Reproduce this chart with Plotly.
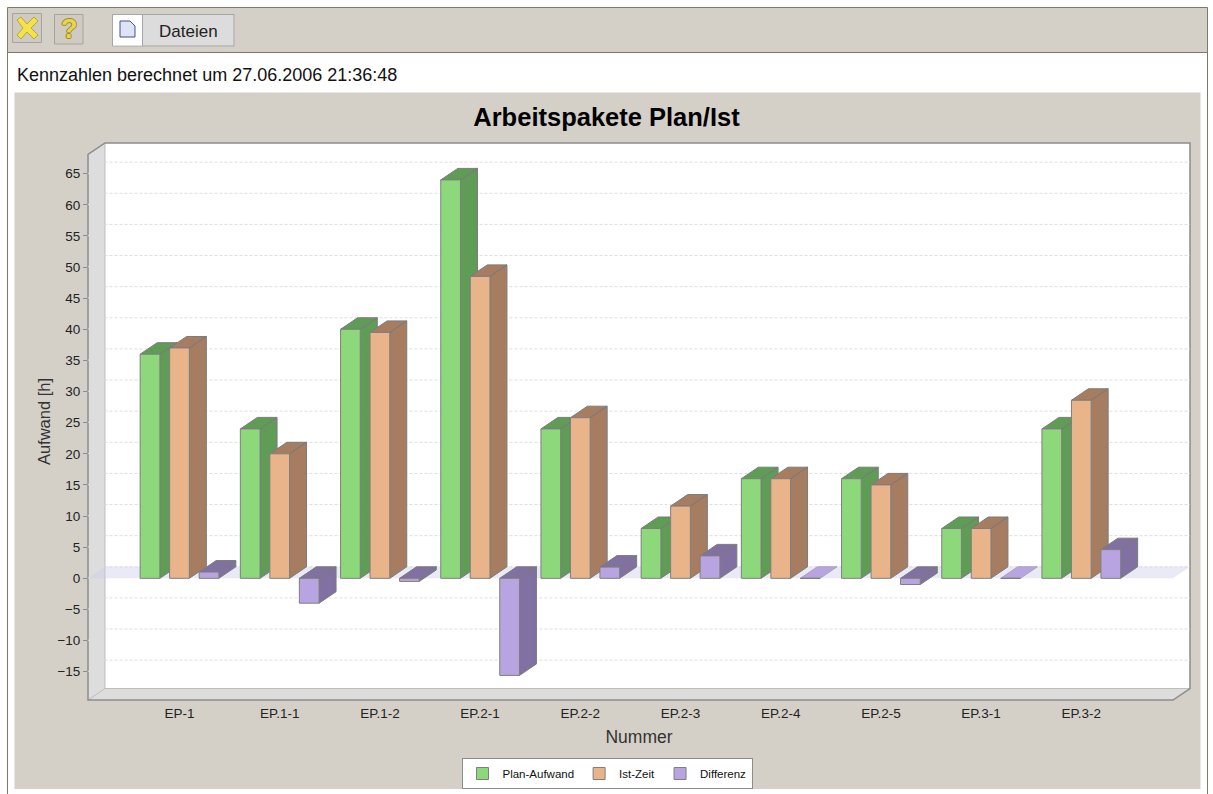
import plotly.graph_objects as go

categories = ["EP-1", "EP.1-1", "EP.1-2", "EP.2-1", "EP.2-2", "EP.2-3", "EP.2-4", "EP.2-5", "EP.3-1", "EP.3-2"]
plan_aufwand = [36, 24, 40, 64, 24, 8, 16, 16, 8, 24]
ist_zeit = [37, 20, 39.5, 48.5, 25.8, 11.6, 16, 15, 8, 28.6]
differenz = [1, -4, -0.5, -15.6, 1.8, 3.6, 0, -1, 0, 4.6]
y_ticks = [-15, -10, -5, 0, 5, 10, 15, 20, 25, 30, 35, 40, 45, 50, 55, 60, 65]

W, H = 1213, 794
PX_PER_CAT, PX_PER_UNIT = 100.2, 6.225
X0_PX, Y0_PX = 179.5, 578.3          # pixel of category 0 / value 0 on the front plane
L, R, T, B = 88, 1190, 143, 700      # outer box of the 3D plot
DEPTH_X, DEPTH_Y = 17, 11.5          # 3D offset in pixels
DX, DY = DEPTH_X / PX_PER_CAT, DEPTH_Y / PX_PER_UNIT
x_range = [(L - X0_PX) / PX_PER_CAT, (R - X0_PX) / PX_PER_CAT]
y_range = [(Y0_PX - B) / PX_PER_UNIT, (Y0_PX - T) / PX_PER_UNIT]
BAR_W, SLOT = 19.7 / PX_PER_CAT, 29.5 / PX_PER_CAT
PANEL = "#D4D0C8"
OUTLINE = "#7F7F7F"

series = [
    ("Plan-Aufwand", plan_aufwand, "#8CD87A", "#5F9C56", -1),
    ("Ist-Zeit", ist_zeit, "#EAB48A", "#A67D60", 0),
    ("Differenz", differenz, "#B9A4E2", "#8170A2", 1),
]


def fx(x):
    return x / W


def fy(y):
    return 1 - y / H


def poly(pts, fill=None, line=None, width=1, close=True, dash=None):
    d = "M" + " L".join(f"{fx(x):.5f} {fy(y):.5f}" for x, y in pts) + (" Z" if close else "")
    ln = dict(color=line, width=width) if line else dict(width=0)
    if dash:
        ln["dash"] = dash
    s = dict(type="path", path=d, xref="paper", yref="paper", layer="below", line=ln)
    if fill:
        s["fillcolor"] = fill
    return s


def rect(x0, y0, x1, y1, fill=None, line=None, width=1):
    return poly([(x0, y0), (x1, y0), (x1, y1), (x0, y1)], fill, line, width)


shapes = [
    # page furniture
    rect(7.5, 7.5, 1207.5, 52.5, PANEL, "#7D7A68", 1),
    poly([(7.5, 52), (7.5, 794)], None, "#7D7A68", 1, close=False),
    poly([(1207.5, 52), (1207.5, 794)], None, "#7D7A68", 1, close=False),
    rect(14.5, 92.5, 1200.5, 789, PANEL),
    # close button
    rect(12.5, 13.5, 41.5, 42.5, "#CFCBC3", "#A6A39B", 1),
    poly([(17, 20), (21, 17), (27, 24), (34, 17), (38, 21), (31, 28), (38, 35), (34, 39),
          (27, 32), (21, 39), (17, 35), (23, 28)], "#F3E24B", "#B9A92E", 1),
    # help button
    rect(54.5, 14.5, 83, 44, "#CFCBC3", "#A6A39B", 1),
    # Dateien button
    rect(112.5, 14.5, 234, 46, "#DCDCDC", "#A6A6A6", 1),
    rect(113, 15, 142.5, 45.5, "#FFFFFF", "#FFFFFF", 0),
    poly([(142.5, 15), (142.5, 46)], None, "#A6A6A6", 1, close=False),
    poly([(120, 21), (130, 21), (135, 26), (135, 37), (120, 37)], "#DCE4F6", "#44508C", 1),
    # 3D box of the plot
    poly([(L + DEPTH_X, T), (R, T), (R, B - DEPTH_Y), (L + DEPTH_X, B - DEPTH_Y)], "#FFFFFF"),
    poly([(L, T + DEPTH_Y), (L + DEPTH_X, T), (L + DEPTH_X, B - DEPTH_Y), (L, B)], "#DDDDDD"),
    poly([(L, B), (L + DEPTH_X, B - DEPTH_Y), (R, B - DEPTH_Y), (R - DEPTH_X, B)], "#DDDDDD"),
    poly([(L + DEPTH_X, T), (L + DEPTH_X, B - DEPTH_Y), (R, B - DEPTH_Y)], None, "#BDBDBD", 1, close=False),
    poly([(L, B), (L + DEPTH_X, B - DEPTH_Y)], None, "#BDBDBD", 1, close=False),
    poly([(L, B), (L, T + DEPTH_Y), (L + DEPTH_X, T), (R, T), (R, B - DEPTH_Y), (R - DEPTH_X, B)],
         "rgba(0,0,0,0)", "#8C8C8C", 1.5),
]

fig = go.Figure()

# back-wall grid lines (with their diagonal on the left wall)
gx, gy = [], []
for t in y_ticks:
    gx += [x_range[0], x_range[0] + DX, x_range[1], None]
    gy += [t, t + DY, t + DY, None]
fig.add_trace(go.Scatter(x=gx, y=gy, mode="lines", line=dict(color="#DEDEDE", width=1, dash="3px,2px"),
                         hoverinfo="skip", showlegend=False))

# zero plane
fig.add_trace(go.Scatter(
    x=[x_range[0], x_range[0] + DX, x_range[1], x_range[1] - DX],
    y=[0, DY, DY, 0], mode="lines", fill="toself", fillcolor="rgba(205,205,235,0.42)",
    line=dict(width=0), hoverinfo="skip", showlegend=False))

# side and top faces of the bars
for name, vals, front, dark, pos in series:
    xs, ys, zx, zy = [], [], [], []
    for i, v in enumerate(vals):
        xl = i + pos * SLOT - BAR_W / 2
        xr = xl + BAR_W
        hi, lo = max(v, 0), min(v, 0)
        if v == 0:
            # a zero-height bar shows only a flat face in the light colour
            zx += [xl, xl + DX, xr + DX, xr, xl, None]
            zy += [0, DY, DY, 0, 0, None]
            continue
        xs += [xr, xr + DX, xr + DX, xr, xr, None, xl, xl + DX, xr + DX, xr, xl, None]
        ys += [hi, hi + DY, lo + DY, lo, hi, None, hi, hi + DY, hi + DY, hi, hi, None]
    fig.add_trace(go.Scatter(x=xs, y=ys, mode="lines", fill="toself", fillcolor=dark,
                             line=dict(color="#7B7B7B", width=1), hoverinfo="skip", showlegend=False))
    if zx:
        fig.add_trace(go.Scatter(x=zx, y=zy, mode="lines", fill="toself", fillcolor=front,
                                 line=dict(color="#A9A2BC", width=1), hoverinfo="skip", showlegend=False))

# front faces of the bars, on an overlaid pair of axes so they sit above the side faces
for name, vals, front, dark, pos in series:
    fig.add_trace(go.Bar(name=name, x=list(range(len(categories))), y=vals, xaxis="x2", yaxis="y2",
                         marker=dict(color=front, line=dict(color=OUTLINE, width=1))))

fig.update_layout(
    width=W, height=H, margin=dict(l=0, r=0, t=0, b=0, autoexpand=False),
    paper_bgcolor="#FFFFFF", plot_bgcolor="rgba(0,0,0,0)",
    font=dict(family="Liberation Sans", color="#222222"),
    barmode="group", bargap=1 - 3 * SLOT, bargroupgap=1 - BAR_W / SLOT,
    title=dict(text="<b>Arbeitspakete Plan/Ist</b>", x=606.5 / W, y=fy(117), xanchor="center", yanchor="middle",
               font=dict(size=25.5, color="#000000")),
    xaxis=dict(domain=[L / W, R / W], range=x_range, tickvals=list(range(len(categories))), ticktext=categories,
               showgrid=False, zeroline=False, showline=False, ticks="", ticklabelstandoff=3,
               tickfont=dict(size=13.5, color="#222222"),
               title=dict(text="Nummer", font=dict(size=17.5, color="#333333"), standoff=11), automargin=False),
    yaxis=dict(domain=[fy(B), fy(T)], range=y_range, tickvals=y_ticks, showgrid=False, zeroline=False,
               showline=False, ticks="outside", ticklen=4, tickcolor="#8C8C8C",
               tickfont=dict(size=13.5, color="#222222"),
               title=dict(text="Aufwand [h]", font=dict(size=16.5, color="#333333"), standoff=2), automargin=False),
    xaxis2=dict(overlaying="x", range=x_range, visible=False, anchor="y2"),
    yaxis2=dict(overlaying="y", range=y_range, visible=False, anchor="x2"),
    legend=dict(orientation="h", x=607 / W, y=fy(773.5), xanchor="center", yanchor="middle",
                bgcolor="#FFFFFF", bordercolor="#8C8C8C", borderwidth=1,
                font=dict(size=11.5, color="#111111")),
    shapes=shapes,
    annotations=[
        dict(text="Dateien", x=188 / W, y=fy(31), xref="paper", yref="paper", xanchor="center", yanchor="middle",
             showarrow=False, font=dict(size=17, color="#222222")),
        dict(text="<b>?</b>", x=69 / W, y=fy(29), xref="paper", yref="paper", xanchor="center", yanchor="middle",
             showarrow=False,
             font=dict(size=27, color="#EBD64A", shadow="1px 0 0 #9A8B2A, -1px 0 0 #9A8B2A, 0 1px 0 #9A8B2A, 0 -1px 0 #9A8B2A")),
        dict(text="Kennzahlen berechnet um 27.06.2006 21:36:48", x=15 / W, y=fy(75), xref="paper", yref="paper",
             xanchor="left", yanchor="middle", showarrow=False, font=dict(size=18, color="#111111")),
    ],
)

fig.write_html("out.html", config=dict(displayModeBar=False), post_script="document.body.style.margin='0';")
☆ ☆ ☆
Required task: For this exercise, gather every line of the data that contains the word "with".

Result below:
Reproduce this chart with Plotly.
# back-wall grid lines (with their diagonal on the left wall)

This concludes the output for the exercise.